Leave out every picture. Copy exactly the lines from the one holding "Clone this chart in matplotlib." through the one holding "ax.plot(x, y, color=c, lw=1.8, label=lab, solid_capstyle='butt')".
+ + +
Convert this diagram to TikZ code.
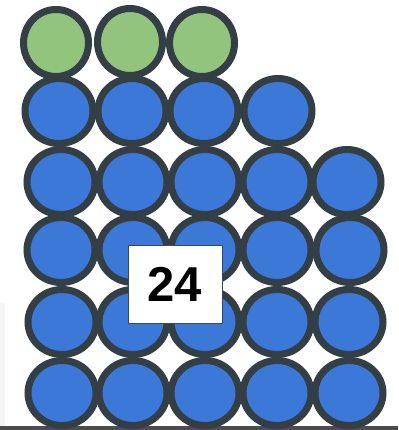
\documentclass[tikz,border=0pt]{standalone}
\usepackage{fontspec}
\newfontfamily\countfont{Liberation Sans}
\usetikzlibrary{shapes.geometric}
\definecolor{ballgreen}{HTML}{93C47D}
\definecolor{ballblue}{HTML}{3C78D8}
\definecolor{ballrim}{HTML}{333E45}
\definecolor{boxrim}{HTML}{34496A}

\begin{document}
\begin{tikzpicture}[x=1pt,y=-1pt,
  ball/.style={ellipse,draw=ballrim,line width=7pt,fill=ballblue,minimum width=68pt,minimum height=65pt,inner sep=0pt},
  gball/.style={ball,fill=ballgreen,minimum width=65pt,minimum height=67pt},
  numbox/.style={draw=boxrim,line width=1pt,fill=white,minimum width=94pt,minimum height=78pt,inner sep=0pt,font=\countfont\bfseries\fontsize{49}{50}\selectfont}]
\useasboundingbox (0,0) rectangle (398,430);
\fill[black!4] (0,303) rectangle (5,426);
\fill[black!70] (0,426) rectangle (398,430);
% top row
\node[gball] (g1) at (56,43) {};
\node[gball] (g2) at (130,42) {};
\node[gball] (g3) at (202,43) {};
\node[ball] (b21) at (59,111) {};
\node[ball] (b22) at (132,111) {};
\node[ball] (b23) at (204,111) {};
\node[ball] (b24) at (278,111) {};
\node[ball] (b31) at (61,182) {};
\node[ball] (b32) at (133,182) {};
\node[ball] (b33) at (205,182) {};
\node[ball] (b34) at (277,182) {};
\node[ball] (b35) at (347,182) {};
\node[ball] (b41) at (61,250) {};
\node[ball] (b42) at (133,250) {};
\node[ball] (b43) at (205,250) {};
\node[ball] (b44) at (277,250) {};
\node[ball] (b45) at (350,250) {};
\node[ball] (b51) at (62,322) {};
\node[ball] (b52) at (133,322) {};
\node[ball] (b53) at (205,322) {};
\node[ball] (b54) at (277,322) {};
\node[ball] (b55) at (349,322) {};
\node[ball] (b61) at (62,393) {};
\node[ball] (b62) at (133,393) {};
\node[ball] (b63) at (205,393) {};
\node[ball] (b64) at (277,393) {};
\node[ball] (b65) at (349,393) {};
\node[numbox] (count) at (175,284) {24};
\end{tikzpicture}
\end{document}
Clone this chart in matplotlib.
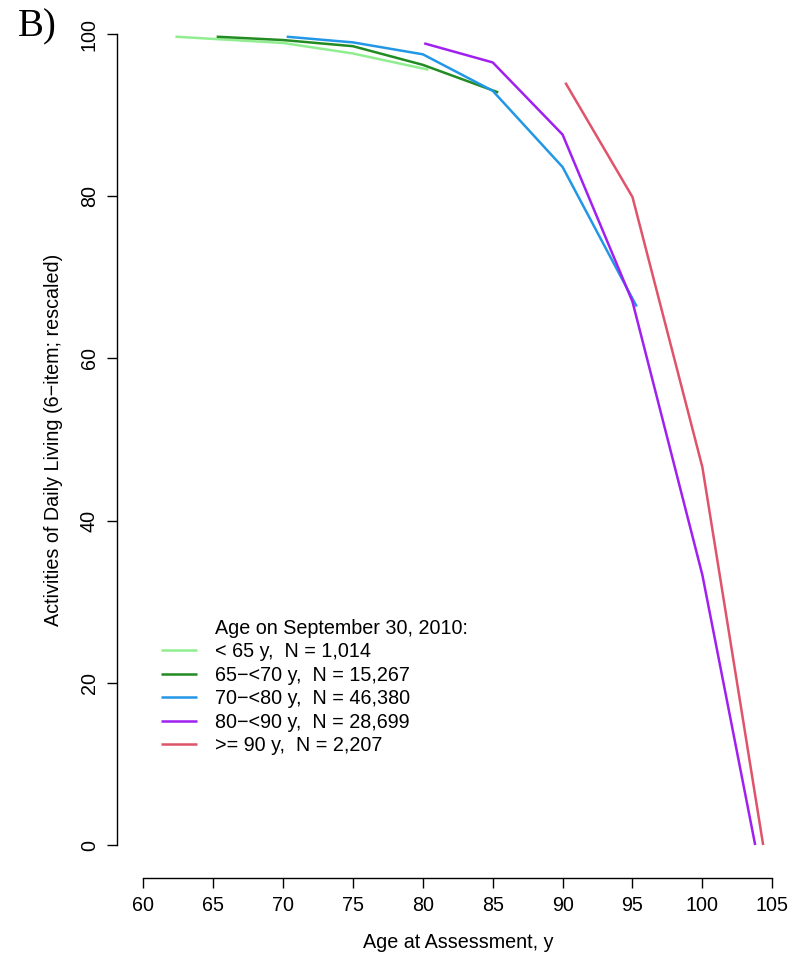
import matplotlib.pyplot as plt
from matplotlib.lines import Line2D

plt.rcParams['font.family'] = ['Liberation Sans', 'DejaVu Sans']

# mean age at assessment vs ADL score, by age group
age_lt65 = [62.3, 70, 75, 80.4]
adl_lt65 = [99.67, 98.9, 97.6, 95.6]
age_65_70 = [65.25, 70, 75, 80, 85.4]
adl_65_70 = [99.67, 99.26, 98.5, 96.2, 92.8]
age_70_80 = [70.26, 75, 80, 85, 90, 95.3]
adl_70_80 = [99.67, 98.97, 97.5, 93.0, 83.6, 66.4]
age_80_90 = [80.1, 85, 90, 95, 100, 103.78]
adl_80_90 = [98.85, 96.5, 87.6, 67.0, 33.3, 0]
age_ge90 = [90.2, 95, 100, 104.35]
adl_ge90 = [94.0, 79.9, 46.6, 0]

labels = ['< 65 y,  N = 1,014', '65\u2212<70 y,  N = 15,267', '70\u2212<80 y,  N = 46,380',
          '80\u2212<90 y,  N = 28,699', '>= 90 y,  N = 2,207']
colors = ['#90EE90', '#228B22', '#2297E6', '#A020F0', '#DF536B']
xticks = [60, 65, 70, 75, 80, 85, 90, 95, 100, 105]
yticks = [0, 20, 40, 60, 80, 100]

series = [(age_lt65, adl_lt65), (age_65_70, adl_65_70), (age_70_80, adl_70_80),
          (age_80_90, adl_80_90), (age_ge90, adl_ge90)]

fs = 14.2
fig = plt.figure(figsize=(8.01, 9.58), dpi=100)
ax = fig.add_axes([0.14607, 0.08382, 0.84020, 0.89530])

for (x, y), c, lab in zip(series, colors, labels):
    ax.plot(x, y, color=c, lw=1.8, label=lab, solid_capstyle='butt')

ax.set_xlim(58.12, 106.27)
ax.set_ylim(-4.03, 101.73)
ax.set_xticks(xticks)
ax.set_yticks(yticks)
for s in ['top', 'right']:
    ax.spines[s].set_visible(False)
ax.spines['bottom'].set_bounds(60, 105)
ax.spines['left'].set_bounds(0, 100)
for s in ['bottom', 'left']:
    ax.spines[s].set_linewidth(1.0)
ax.tick_params(length=7, width=1.0, labelsize=fs, pad=6)
plt.setp(ax.get_yticklabels(), rotation=90, va='center')

ax.set_xlabel('Age at Assessment, y', fontsize=fs, labelpad=13)
ax.set_ylabel('Activities of Daily Living (6\u2212item; rescaled)', fontsize=fs, labelpad=12)
# center the labels on the plotted range, like R does
ax.xaxis.label.set_x(0.5064)
ax.yaxis.label.set_y(0.5103)

handles = [Line2D([], [], color='none')] + ax.get_lines()
leg_labels = ['Age on September 30, 2010:'] + labels
ax.legend(handles, leg_labels, loc='upper left', bbox_to_anchor=(160.7 / 801, 1 - 618.5 / 958),
          bbox_transform=fig.transFigure, frameon=False, fontsize=fs, borderpad=0,
          borderaxespad=0, handlelength=1.85, handletextpad=0.9, labelspacing=0.23)

fig.text(18 / 801, 1 - 36 / 958, 'B)', family='Liberation Serif', fontsize=28, va='baseline')

fig.savefig('out.png', dpi=100)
+ + +
**Exercise answer**
Clone this chart in matplotlib.
import matplotlib.pyplot as plt
from matplotlib.lines import Line2D

plt.rcParams['font.family'] = ['Liberation Sans', 'DejaVu Sans']

# mean age at assessment vs ADL score, by age group
age_lt65 = [62.3, 70, 75, 80.4]
adl_lt65 = [99.67, 98.9, 97.6, 95.6]
age_65_70 = [65.25, 70, 75, 80, 85.4]
adl_65_70 = [99.67, 99.26, 98.5, 96.2, 92.8]
age_70_80 = [70.26, 75, 80, 85, 90, 95.3]
adl_70_80 = [99.67, 98.97, 97.5, 93.0, 83.6, 66.4]
age_80_90 = [80.1, 85, 90, 95, 100, 103.78]
adl_80_90 = [98.85, 96.5, 87.6, 67.0, 33.3, 0]
age_ge90 = [90.2, 95, 100, 104.35]
adl_ge90 = [94.0, 79.9, 46.6, 0]

labels = ['< 65 y,  N = 1,014', '65\u2212<70 y,  N = 15,267', '70\u2212<80 y,  N = 46,380',
          '80\u2212<90 y,  N = 28,699', '>= 90 y,  N = 2,207']
colors = ['#90EE90', '#228B22', '#2297E6', '#A020F0', '#DF536B']
xticks = [60, 65, 70, 75, 80, 85, 90, 95, 100, 105]
yticks = [0, 20, 40, 60, 80, 100]

series = [(age_lt65, adl_lt65), (age_65_70, adl_65_70), (age_70_80, adl_70_80),
          (age_80_90, adl_80_90), (age_ge90, adl_ge90)]

fs = 14.2
fig = plt.figure(figsize=(8.01, 9.58), dpi=100)
ax = fig.add_axes([0.14607, 0.08382, 0.84020, 0.89530])

for (x, y), c, lab in zip(series, colors, labels):
    ax.plot(x, y, color=c, lw=1.8, label=lab, solid_capstyle='butt')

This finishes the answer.